ExxonMobil, the US-based multinational oil and gas giant, has unveiled plans to build a new 1.5GW natural gas-fired power plant to supply energy specifically for data centers. The project, currently in the early development stages, would be a significant departure for Exxon, marking the first time the company has constructed a power plant not intended for its own operations.
The move comes as demand for electricity is expected to surge, driven by the rapid growth of data centers across the US. Exxon sees this as an opportunity to enter the power business, which it began exploring this year.
In a statement, Exxon CEO Darren Woods said, “There are very few opportunities in the short term to power those data centers and do it in a way that minimizes, if not completely eliminates, the emissions.” The company plans to integrate carbon capture technology at the plant, aiming to capture over 90% of the emissions produced by the facility.

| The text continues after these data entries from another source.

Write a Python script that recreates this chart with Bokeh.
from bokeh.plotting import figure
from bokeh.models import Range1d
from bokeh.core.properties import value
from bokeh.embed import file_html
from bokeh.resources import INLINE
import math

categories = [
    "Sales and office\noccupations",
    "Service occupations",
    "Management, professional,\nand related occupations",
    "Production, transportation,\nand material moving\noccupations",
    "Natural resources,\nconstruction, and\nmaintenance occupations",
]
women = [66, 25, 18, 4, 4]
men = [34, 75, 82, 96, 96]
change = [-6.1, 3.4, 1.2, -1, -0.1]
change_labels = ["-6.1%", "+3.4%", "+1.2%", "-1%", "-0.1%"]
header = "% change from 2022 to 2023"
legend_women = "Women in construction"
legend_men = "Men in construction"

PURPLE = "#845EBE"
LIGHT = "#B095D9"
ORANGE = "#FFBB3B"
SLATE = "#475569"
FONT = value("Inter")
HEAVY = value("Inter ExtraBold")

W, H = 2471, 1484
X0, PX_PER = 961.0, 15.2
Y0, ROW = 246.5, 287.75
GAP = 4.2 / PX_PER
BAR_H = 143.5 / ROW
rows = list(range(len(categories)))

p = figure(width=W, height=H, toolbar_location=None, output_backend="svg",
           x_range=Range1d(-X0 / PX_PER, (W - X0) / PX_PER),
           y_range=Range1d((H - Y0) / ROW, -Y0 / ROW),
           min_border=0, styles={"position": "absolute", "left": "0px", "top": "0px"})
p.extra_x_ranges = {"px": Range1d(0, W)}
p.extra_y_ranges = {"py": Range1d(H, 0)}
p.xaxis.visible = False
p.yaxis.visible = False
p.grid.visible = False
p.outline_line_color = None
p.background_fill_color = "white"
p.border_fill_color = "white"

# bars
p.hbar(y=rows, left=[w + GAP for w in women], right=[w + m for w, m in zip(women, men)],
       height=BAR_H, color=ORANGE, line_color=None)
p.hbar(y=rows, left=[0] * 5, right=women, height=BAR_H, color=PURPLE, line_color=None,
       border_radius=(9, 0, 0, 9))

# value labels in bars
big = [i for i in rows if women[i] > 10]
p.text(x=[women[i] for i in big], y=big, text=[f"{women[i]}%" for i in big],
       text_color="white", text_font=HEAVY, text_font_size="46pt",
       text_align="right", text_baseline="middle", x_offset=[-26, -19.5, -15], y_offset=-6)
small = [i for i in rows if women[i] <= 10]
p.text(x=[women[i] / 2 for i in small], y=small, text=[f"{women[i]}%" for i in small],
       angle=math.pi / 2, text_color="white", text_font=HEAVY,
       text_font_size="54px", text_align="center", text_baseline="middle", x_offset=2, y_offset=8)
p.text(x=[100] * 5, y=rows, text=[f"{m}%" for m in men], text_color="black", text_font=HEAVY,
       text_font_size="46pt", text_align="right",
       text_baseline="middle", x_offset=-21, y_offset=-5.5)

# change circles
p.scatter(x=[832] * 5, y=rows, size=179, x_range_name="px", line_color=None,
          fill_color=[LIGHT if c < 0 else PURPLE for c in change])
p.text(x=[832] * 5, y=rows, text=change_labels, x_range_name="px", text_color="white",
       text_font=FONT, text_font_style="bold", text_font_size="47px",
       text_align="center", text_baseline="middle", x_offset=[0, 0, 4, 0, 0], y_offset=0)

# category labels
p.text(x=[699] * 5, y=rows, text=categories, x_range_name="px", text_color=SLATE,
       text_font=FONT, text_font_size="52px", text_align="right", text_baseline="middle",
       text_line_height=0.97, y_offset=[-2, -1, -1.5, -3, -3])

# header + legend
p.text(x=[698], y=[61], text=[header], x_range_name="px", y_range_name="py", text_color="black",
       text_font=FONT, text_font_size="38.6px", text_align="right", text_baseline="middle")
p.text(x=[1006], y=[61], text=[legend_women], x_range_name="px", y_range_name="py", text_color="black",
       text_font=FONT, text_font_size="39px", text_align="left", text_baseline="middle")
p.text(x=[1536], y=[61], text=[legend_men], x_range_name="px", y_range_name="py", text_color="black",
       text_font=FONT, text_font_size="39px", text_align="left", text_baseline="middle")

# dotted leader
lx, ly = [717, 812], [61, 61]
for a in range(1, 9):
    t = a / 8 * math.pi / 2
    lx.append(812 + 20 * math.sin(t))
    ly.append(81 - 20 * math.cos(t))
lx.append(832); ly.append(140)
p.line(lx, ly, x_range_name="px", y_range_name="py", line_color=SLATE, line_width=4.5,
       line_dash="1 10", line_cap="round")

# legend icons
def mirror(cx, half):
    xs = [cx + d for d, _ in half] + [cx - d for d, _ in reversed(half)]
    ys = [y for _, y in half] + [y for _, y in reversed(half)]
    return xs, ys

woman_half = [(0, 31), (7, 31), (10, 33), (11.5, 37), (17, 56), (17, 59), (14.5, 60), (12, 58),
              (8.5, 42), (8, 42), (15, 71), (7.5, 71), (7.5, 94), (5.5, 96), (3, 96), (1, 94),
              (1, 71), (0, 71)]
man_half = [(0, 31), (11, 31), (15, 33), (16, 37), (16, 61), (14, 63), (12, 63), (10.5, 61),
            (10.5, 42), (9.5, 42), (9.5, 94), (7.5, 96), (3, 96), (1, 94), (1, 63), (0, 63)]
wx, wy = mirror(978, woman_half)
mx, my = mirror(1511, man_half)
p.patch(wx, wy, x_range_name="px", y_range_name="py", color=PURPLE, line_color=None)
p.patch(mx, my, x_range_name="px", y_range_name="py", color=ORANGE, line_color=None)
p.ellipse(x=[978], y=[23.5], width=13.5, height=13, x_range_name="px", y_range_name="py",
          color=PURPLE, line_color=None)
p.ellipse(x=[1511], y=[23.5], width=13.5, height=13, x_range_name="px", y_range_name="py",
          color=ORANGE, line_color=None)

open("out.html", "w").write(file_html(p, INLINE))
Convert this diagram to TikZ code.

Although Exxon has not disclosed the location or cost of the new plant, it has secured land for the facility and is in discussions with potential data center customers to purchase the power generated. Dan Ammann, an Exxon executive, emphasized the strategic advantages of the project, noting to The New York Times, “We’re being driven by the market demand here. It’s low carbon, it’s available on an accelerated timeline, and it avoids all the grid interconnection challenges.”
The company’s decision to explore this sector reflects the growing demand for natural gas as a key energy source for data centers, which are increasingly seen as central to powering artificial intelligence and other data-driven technologies. Last week, Meta announced a new $10 billion data center in Richland Parish, Louisiana, to be powered by three combined-cycle combustion turbines with a capacity of 2.26GW, built and operated by Entergy Louisiana. Meanwhile, S&P Global forecasts that natural gas demand for data centers could range from 3 billion cubic feet per day (bcf/d) to as high as 6 bcf/d by 2030.
Natural gas is now considered a critical bridging solution in the shift toward low-carbon energy, with growing recognition that its role may be essential in meeting the near-term needs of high-energy-demand facilities like data centers. Last month, Midcontinent Independent System Operator (MISO) president Clair Moeller pointed out that data centers could pay for gas-fired generation as a short-term solution to meet their power needs.
However, despite this potential, there are concerns about whether even substantial natural gas expansion will be sufficient to meet the rapidly rising demand for data center energy. A recent report from Virginia’s Joint Legislative Audit and Review Commission warned that to accommodate unchecked growth in the sector, the state would need to build a new 1.5GW natural gas plant every two years for the next 15 years—matching the busiest growth period of the last decade.
This marks Exxon’s first major move into power generation, although the company has already made strides in the data center sector. Earlier this year, Exxon teamed up with Intel to develop advanced liquid-liquid cooling technologies for data centers. In October 2023, Exxon also introduced a new range of synthetic and non-synthetic cooling fluids for data centers, further expanding its offerings in this space.